In my view of life, there is also supremely needful a vital, two-way exchange of heart qualities between human beings. Without it, the human spirit and relationship to other spirits is lifeless and dangerous. Dependence on head qualities is mechanical and empty, just as we have discovered that babies do not thrive, even with technical, expert nursing care, without mother love.
The law of the heart, in my belief, then, means that I can achieve greatest physical and mental health
and have the most constructive relations with life and people if my matured emotional self dominates my motives and actions. When, after due consultation with my head, the true heart speaks, it is the finest and most mellowed judgment that I, human creature, am capable of. Man is indivisible, I believe. He is a whole—mind, spirit, body—but with only one real, fully representative voice: the voice of the heart.
There is in my belief, very suggestive symbolism in the means by which the law of the heart operates. We know that the man needs to give others—weaker, less fortunate—a transfusion of his blood as proof of fellowship. We know that hearts, which beat in unison with the problems, pains, miseries, and needs of others, knows celestial music, which can never be known to those who do not. We know that
hearts—capable of quickened pulse at the sight of beauty and nobility, courage and sacrifice, love and tenderness, a child or a sunset—achieve intensities of living, a song in their hearts unknown to others.
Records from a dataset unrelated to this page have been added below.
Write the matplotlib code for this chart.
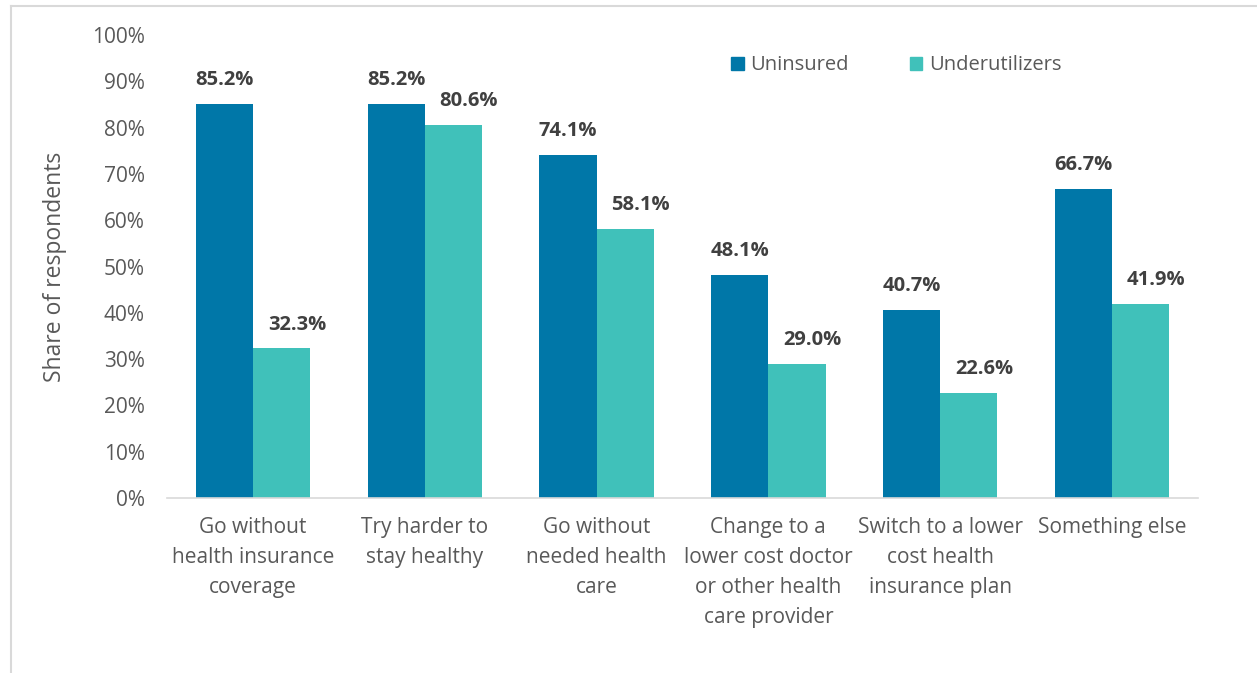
import matplotlib.pyplot as plt
import numpy as np
from matplotlib.patches import Rectangle
from matplotlib.lines import Line2D

# Survey answers and shares for each group
categories = ["Go without\nhealth insurance\ncoverage",
              "Try harder to\nstay healthy",
              "Go without\nneeded health\ncare",
              "Change to a\nlower cost doctor\nor other health\ncare provider",
              "Switch to a lower\ncost health\ninsurance plan",
              "Something else"]
uninsured = [85.2, 85.2, 74.1, 48.1, 40.7, 66.7]
underutilizers = [32.3, 80.6, 58.1, 29.0, 22.6, 41.9]
series_names = ["Uninsured", "Underutilizers"]

plt.rcParams['font.family'] = ['Open Sans', 'DejaVu Sans']

dark_blue = '#0077A8'
teal = '#40C1BA'
grey_text = '#595959'

fig = plt.figure(figsize=(12.57, 6.73), dpi=100)
ax = fig.add_axes([0.1329, 0.260, 0.820, 0.688])

x = np.arange(len(categories))
w = 0.333
b1 = ax.bar(x - w / 2, uninsured, w, color=dark_blue, label=series_names[0])
b2 = ax.bar(x + w / 2, underutilizers, w, color=teal, label=series_names[1])

# value labels on top of each bar (teal ones nudged right)
for bars, vals, dx in [(b1, uninsured, 0), (b2, underutilizers, 11)]:
    for bar, v in zip(bars, vals):
        ax.annotate(f"{v:.1f}%", (bar.get_x() + bar.get_width() / 2, v),
                    xytext=(dx, 10), textcoords='offset points',
                    ha='center', va='bottom', fontsize=14.5,
                    fontweight='bold', color='#404040')

ax.set_xlim(-0.5, len(categories) - 0.5)
ax.set_ylim(0, 100)
ax.set_yticks(np.arange(0, 101, 10))
ax.set_yticklabels([f"{t}%" for t in range(0, 101, 10)])
ax.set_xticks(x)
ax.set_xticklabels(categories, linespacing=1.55)
ax.tick_params(axis='both', length=0, labelsize=15, colors=grey_text)
ax.tick_params(axis='x', pad=14)
ax.tick_params(axis='y', pad=16)

for side in ['top', 'right', 'left']:
    ax.spines[side].set_visible(False)
ax.spines['bottom'].set_color('#D9D9D9')
ax.spines['bottom'].set_linewidth(1.2)

ax.set_ylabel("Share of respondents", fontsize=16.5, color=grey_text, labelpad=18)

handles = [Rectangle((0, 0), 1, 1, color=dark_blue), Rectangle((0, 0), 1, 1, color=teal)]
ax.legend(handles, series_names, loc='upper left', bbox_to_anchor=(0.53, 0.995),
          ncol=2, frameon=False, fontsize=14.5, handlelength=0.6, handleheight=0.6,
          handletextpad=0.35, columnspacing=3.0, labelcolor=grey_text)

# light frame around the chart area
fig.add_artist(Line2D([11 / 1257, 11 / 1257], [0, 1 - 6 / 673], color='#D9D9D9', lw=1.5))
fig.add_artist(Line2D([11 / 1257, 1], [1 - 6 / 673, 1 - 6 / 673], color='#D9D9D9', lw=1.5))

fig.savefig("out.png", dpi=100)
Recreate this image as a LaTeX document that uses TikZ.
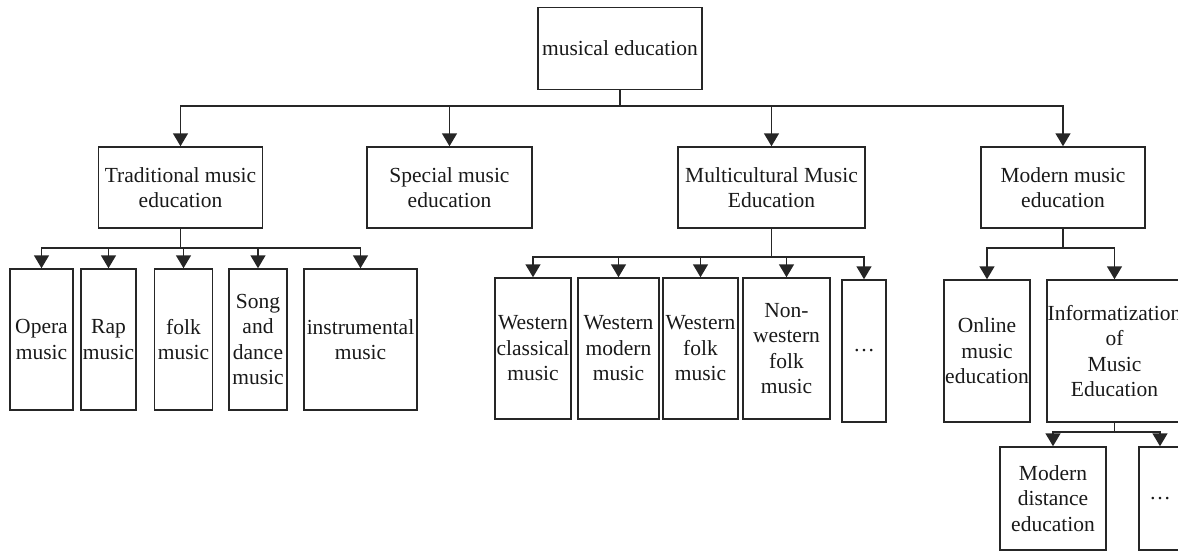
\documentclass[tikz,border=0pt]{standalone}
\usepackage{fontspec}
\setmainfont{Liberation Serif}
\usetikzlibrary{arrows.meta}
\begin{document}
\begin{tikzpicture}[x=1pt,y=-1pt,
  box/.style={draw=black!85,line width=1.5pt,inner sep=0pt,align=center,
    font=\fontsize{21.5}{25.5}\selectfont,text=black!90},
  link/.style={draw=black!85,line width=1.6pt},
  arr/.style={link,-{Triangle[width=15pt,length=13pt]}}]
\useasboundingbox (0,0) rectangle (1178,552);
\clip (0,0) rectangle (1178,552);
% level 0
\node[box,minimum width=164pt,minimum height=82pt] (root) at (620,48.5) {musical education};
% level 1
\node[box,minimum width=164pt,minimum height=81pt] (trad) at (180.5,187.5) {Traditional music\\education};
\node[box,minimum width=165pt,minimum height=81pt] (spec) at (449.5,187.5) {Special music\\education};
\node[box,minimum width=187pt,minimum height=81pt] (multi) at (771.5,187.5) {Multicultural Music\\Education};
\node[box,minimum width=164pt,minimum height=81pt] (mod) at (1063,187.5) {Modern music\\education};
% traditional children
\node[box,minimum width=63pt,minimum height=141pt] (opera) at (41.5,339.5) {Opera\\music};
\node[box,minimum width=55pt,minimum height=141pt] (rap) at (108.5,339.5) {Rap\\music};
\node[box,minimum width=58pt,minimum height=141pt] (folk) at (183.5,339.5) {folk\\music};
\node[box,minimum width=58pt,minimum height=141pt] (song) at (258,339.5) {Song\\and\\dance\\music};
\node[box,minimum width=113pt,minimum height=141pt] (instr) at (360.5,339.5) {instrumental\\music};
% multicultural children
\node[box,minimum width=76pt,minimum height=141pt] (wcl) at (533,348.5) {Western\\classical\\music};
\node[box,minimum width=81pt,minimum height=141pt] (wmo) at (618.5,348.5) {Western\\modern\\music};
\node[box,minimum width=75pt,minimum height=141pt] (wfo) at (700.5,348.5) {Western\\folk\\music};
\node[box,minimum width=87pt,minimum height=141pt] (nwf) at (786.5,348.5) {Non-\\western\\folk\\music};
\node[box,minimum width=44pt,minimum height=142pt] (mdots) at (864,351) {\dots};
% modern children
\node[box,minimum width=86pt,minimum height=142pt] (online) at (987,351) {Online\\music\\education};
\node[box,minimum width=135pt,minimum height=142pt] (info) at (1114.5,351) {Informatization\\of\\Music\\Education};
% informatization children
\node[box,minimum width=106pt,minimum height=103pt] (dist) at (1053,498.5) {Modern\\distance\\education};
\node[box,minimum width=42pt,minimum height=103pt] (idots) at (1160,498.5) {\dots};
% bus coordinates
\coordinate (b0) at (620,106);
\coordinate (b1) at (180.5,248);
\coordinate (b2) at (771.5,257);
\coordinate (b3) at (1063,248);
\coordinate (b4) at (1114.5,432);
% connectors level 0 -> 1
\draw[link] (root.south) -- (root.south |- b0);
\foreach \n in {trad,spec,multi,mod}{\draw[arr] (root.south |- b0) -| (\n.north);}
% traditional
\draw[link] (trad.south) -- (b1);
\foreach \n in {opera,rap,folk,song,instr}{\draw[arr] (b1) -| (\n.north);}
% multicultural
\draw[link] (multi.south) -- (b2);
\foreach \n in {wcl,wmo,wfo,nwf,mdots}{\draw[arr] (b2) -| (\n.north);}
% modern
\draw[link] (mod.south) -- (b3);
\foreach \n in {online,info}{\draw[arr] (b3) -| (\n.north);}
% informatization
\draw[link] (info.south) -- (b4);
\foreach \n in {dist,idots}{\draw[arr] (b4) -| (\n.north);}
\end{tikzpicture}
\end{document}
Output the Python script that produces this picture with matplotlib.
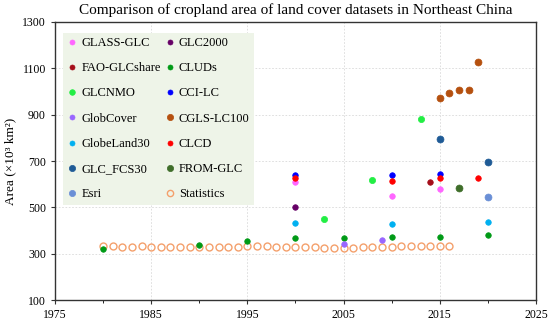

We know that those who choke off the heart’s native impulses will likely bring on a coronary thrombosis of obstructed emotion, which can cripple.
The first law of the heart, I feel sure, is to pulsate: to love. To fail to pulsate and love is swift and certain spiritual death. There are far, far too many of us who seemed obsessed with self, unable or unwilling to love. The second law of the heart, I believe, is to give and forgive: to sacrifice.
These things, I know and believe. They provide me with a foundation to what I call my “Humanistic
Philosophy of Life.” It works for me. I feel close to the Earth with it; yet, face uplifted. The heart is closer to everlasting reality, although I am fully aware that I must not let raw emotion masquerade as a heart quality and that the immature heart can make serious errors. The educated, matured heart is, to my belief, not only the noblest thing in man but also the great hope of the world.
You have heard the beliefs of J. George Frederick, president of the New York Gourmet Society, author of “How to Get Tough with Yourself,” a founder of the Better Business Bureau and the possessor of a genuinely human philosophy.